Recklessly adventurous

Modern roots music has almost too many influences to keep the sound grounded in one genre. Some folks like to use the term "americana," but that catch-all is really to indistinct to be descriptive. Which then makes it that much harder to characterize Caitlin Canty.

Caitlin Canty
Reckless Skyline

She's just as comfortable spinning soft-spoken singer-songwriter rambles as she is laying down some serious guitar licks and grinding down the rock. Her most obvious influence is Neil Young (she even covers "Unknown Legend" on this set, but "Southern Man" is her composition, not Young's), so much so that she seems intent on channeling just about every phase of his career on one album.
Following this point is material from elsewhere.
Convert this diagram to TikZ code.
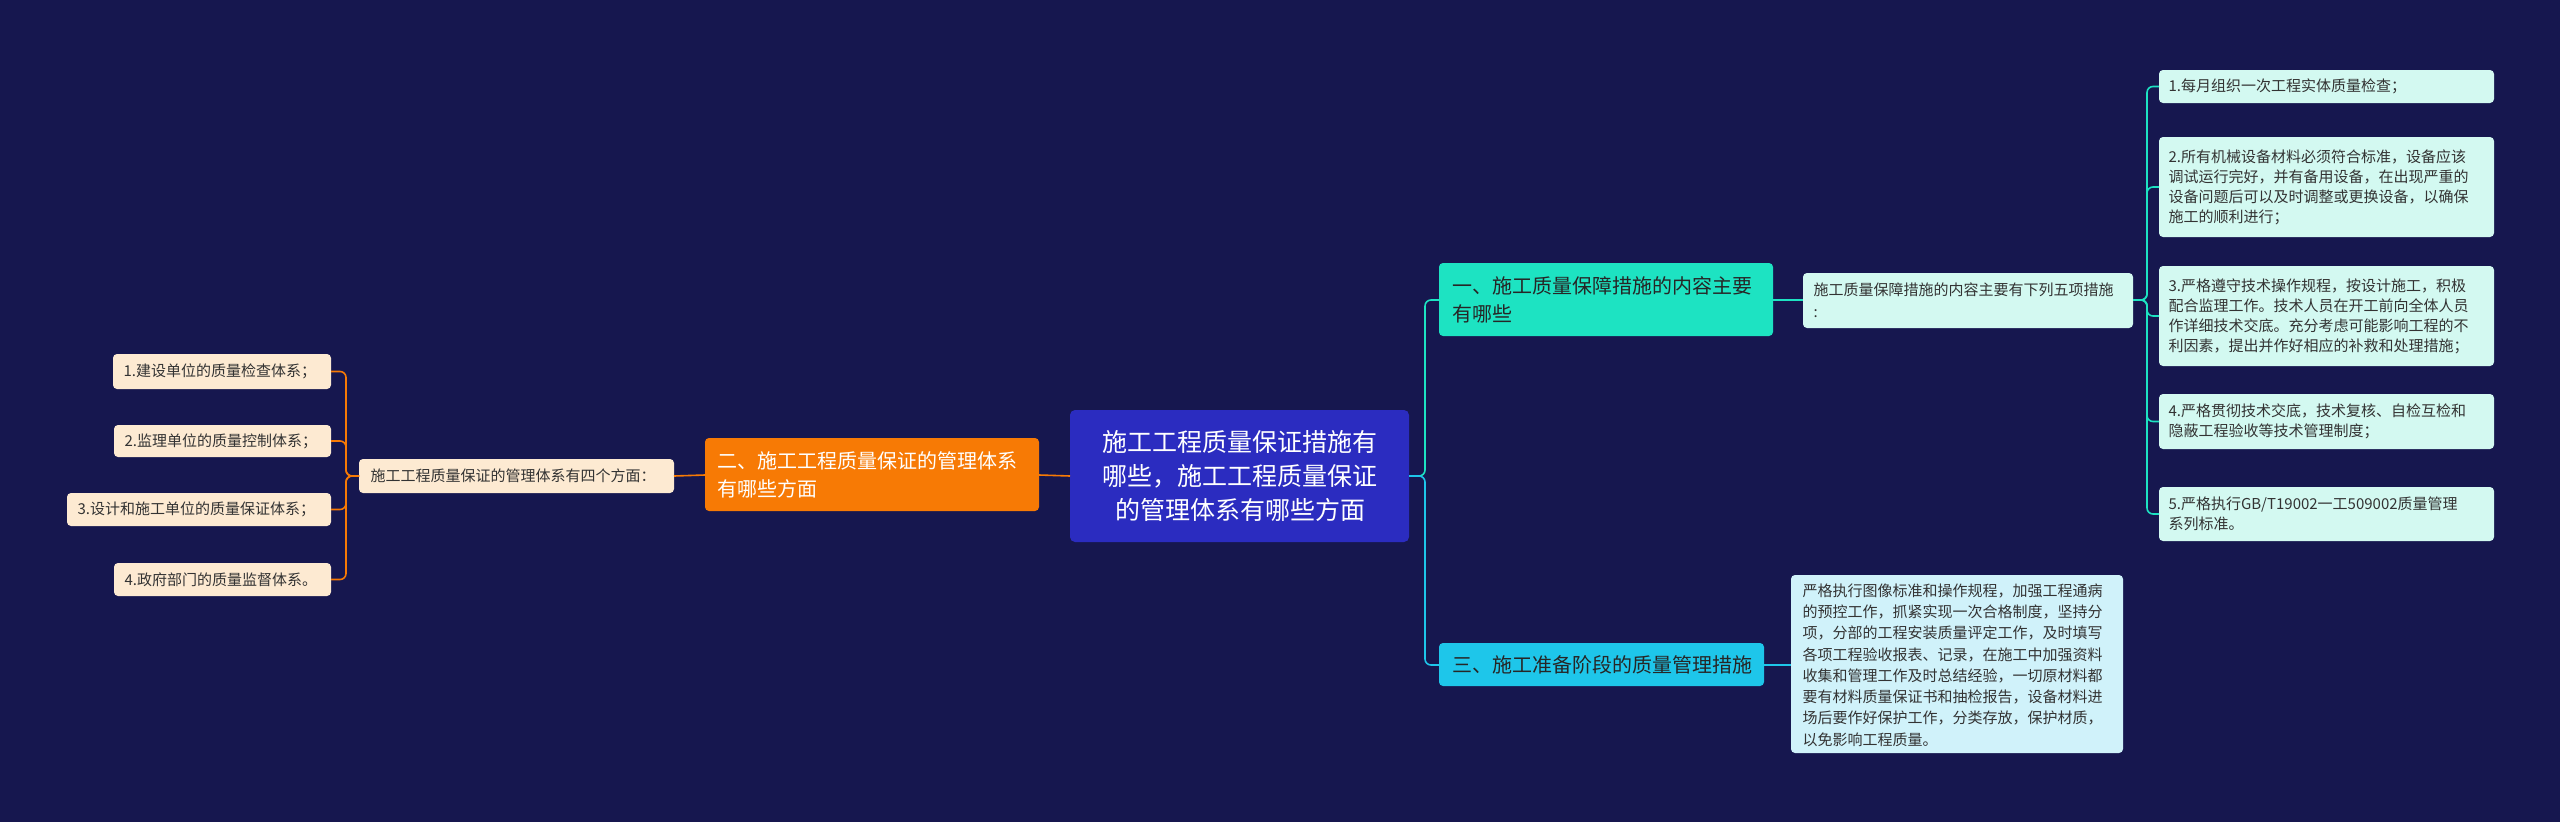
\documentclass[tikz,border=0pt]{standalone}
\usepackage{fontspec}
\setmainfont{Noto Sans CJK SC}
\begin{document}
\begin{tikzpicture}[x=1pt,y=-1pt,
 box/.style={rounded corners=4pt,align=left,inner sep=0pt,anchor=north west},
 leafR/.style={box,fill=rbox,text=black!80,font=\fontsize{15}{22}\selectfont},
 leafL/.style={box,fill=lbox,text=black!80,font=\fontsize{15}{22}\selectfont},
 conR/.style={draw=tealc,line width=1.6pt,rounded corners=6pt},
 conL/.style={draw=orangec,line width=1.6pt,rounded corners=6pt},
 conB/.style={draw=cyanc,line width=1.6pt,rounded corners=6pt}]
\definecolor{bg}{HTML}{16174F}
\definecolor{centerc}{HTML}{2B2CC0}
\definecolor{tealc}{HTML}{1DE3C2}
\definecolor{cyanc}{HTML}{1EC6EA}
\definecolor{orangec}{HTML}{F77A05}
\definecolor{rbox}{HTML}{D3F9F1}
\definecolor{cbox}{HTML}{D0F2FA}
\definecolor{lbox}{HTML}{FDEAD2}
\fill[bg] (0,0) rectangle (2560,822);
\useasboundingbox (0,0) rectangle (2560,822);
% center
\fill[centerc,rounded corners=5pt] (1070,410) rectangle (1409,542);
\node[text=white,align=center,font=\fontsize{25}{34}\selectfont] (c) at (1240,476) {施工工程质量保证措施有\\哪些，施工工程质量保证\\的管理体系有哪些方面};
\coordinate (cE) at (1409,476); \coordinate (cW) at (1070,476);
% branch 1
\fill[tealc,rounded corners=4pt] (1439,263) rectangle (1773,336);
\node[anchor=west,align=left,text=black!85,font=\fontsize{20}{28}\selectfont] (b1) at (1449,300) {一、施工质量保障措施的内容主要\\有哪些};
\coordinate (b1W) at (1439,300); \coordinate (b1E) at (1773,300);
% branch 3
\fill[cyanc,rounded corners=4pt] (1439,643) rectangle (1764,686);
\node[anchor=west,text=black!85,font=\fontsize{20}{28}\selectfont] (b3) at (1449,665) {三、施工准备阶段的质量管理措施};
\coordinate (b3W) at (1439,665); \coordinate (b3E) at (1764,665);
% branch 2
\fill[orangec,rounded corners=4pt] (705,438) rectangle (1039,511);
\node[anchor=west,align=left,text=white,font=\fontsize{20}{28}\selectfont] (b2) at (714,475) {二、施工工程质量保证的管理体系\\有哪些方面};
\coordinate (b2W) at (705,475); \coordinate (b2E) at (1039,475);
% sub1
\fill[rbox,rounded corners=4pt] (1803,273) rectangle (2133,328);
\node[anchor=west,align=left,text=black!80,font=\fontsize{15}{22}\selectfont] (s1) at (1810,300) {施工质量保障措施的内容主要有下列五项措施\\:};
\coordinate (s1W) at (1803,300); \coordinate (s1E) at (2133,300);
% sub3
\fill[cbox,rounded corners=4pt] (1791,575) rectangle (2123,753);
\node[anchor=north west,align=left,text=black!80,font=\fontsize{15}{21.3}\selectfont] (s3) at (1799,580) {严格执行图像标准和操作规程，加强工程通病\\的预控工作，抓紧实现一次合格制度，坚持分\\项，分部的工程安装质量评定工作，及时填写\\各项工程验收报表、记录，在施工中加强资料\\收集和管理工作及时总结经验，一切原材料都\\要有材料质量保证书和抽检报告，设备材料进\\场后要作好保护工作，分类存放，保护材质，\\以免影响工程质量。};
\coordinate (s3W) at (1791,665);
% sub2
\fill[lbox,rounded corners=4pt] (359,459) rectangle (674,493);
\node[anchor=west,text=black!80,font=\fontsize{15}{22}\selectfont] (s2) at (367,476) {施工工程质量保证的管理体系有四个方面：};
\coordinate (s2W) at (359,476); \coordinate (s2E) at (674,476);
% right leaves
\foreach \n/\ya/\yb/\t in {r1/70/103/{1.每月组织一次工程实体质量检查；},
 r2/137/237/{2.所有机械设备材料必须符合标准，设备应该\\调试运行完好，并有备用设备，在出现严重的\\设备问题后可以及时调整或更换设备，以确保\\施工的顺利进行；},
 r3/266/366/{3.严格遵守技术操作规程，按设计施工，积极\\配合监理工作。技术人员在开工前向全体人员\\作详细技术交底。充分考虑可能影响工程的不\\利因素，提出并作好相应的补救和处理措施；},
 r4/394/449/{4.严格贯彻技术交底，技术复核、自检互检和\\隐蔽工程验收等技术管理制度；},
 r5/487/541/{5.严格执行GB/T19002一工509002质量管理\\系列标准。}}{
 \fill[rbox,rounded corners=4pt] (2159,\ya) rectangle (2494,\yb);
 \node[anchor=west,align=left,text=black!80,font=\fontsize{15}{20}\selectfont] (\n) at (2165,{(\ya+\yb)/2}) {\t};
 \coordinate (\n W) at (2159,{(\ya+\yb)/2});
 \draw[conR] (s1E) -- (2147,300) |- (\n W);
}
% left leaves
\foreach \n/\xa/\ya/\yb/\t in {l1/113/354/389/{1.建设单位的质量检查体系；},
 l2/114/425/457/{2.监理单位的质量控制体系；},
 l3/67/493/526/{3.设计和施工单位的质量保证体系；},
 l4/114/563/596/{4.政府部门的质量监督体系。}}{
 \fill[lbox,rounded corners=4pt] (\xa,\ya) rectangle (331,\yb);
 \node[anchor=west,text=black!80,font=\fontsize{15}{20}\selectfont] (\n) at ({\xa+7},{(\ya+\yb)/2}) {\t};
 \coordinate (\n E) at (331,{(\ya+\yb)/2});
 \draw[conL] (s2W) -- (346,476) |- (\n E);
}
% main connectors
\draw[conR] (cE) -- (1425,476) |- (b1W);
\draw[conB] (cE) -- (1425,476) |- (b3W);
\draw[conR] (b1E) -- (s1W);
\draw[conB] (b3E) -- (s3W);
\draw[conL] (cW) -- (b2E);
\draw[conL] (b2W) -- (s2E);
\end{tikzpicture}
\end{document}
Canty is much more at ease with the blues than Young, giving them a bit of the Led Zep fuzz treatment. And after dipping her toes into those waters, she's happy to veer back into more contemplative fare. The entire album is a lot like that, whipsawing from one feel to another, with only Canty's voice to tie everything together.

Strictly speaking, this isn't roots music, or americana or whatever. It's Caitlin Canty music. She seems at home with whatever song she's spinning, which eases the potentially jarring diversity of the sounds. Very few artists can shift gears like this, and even fewer can do so successfully. Canty is a curious and inventive songwriter, and she doesn't seem to have any limits to her explorations.

This album exudes confidence. Caitlin Canty is an artist who may not know exactly where she's going, but she sounds like she's sure she's gonna make it.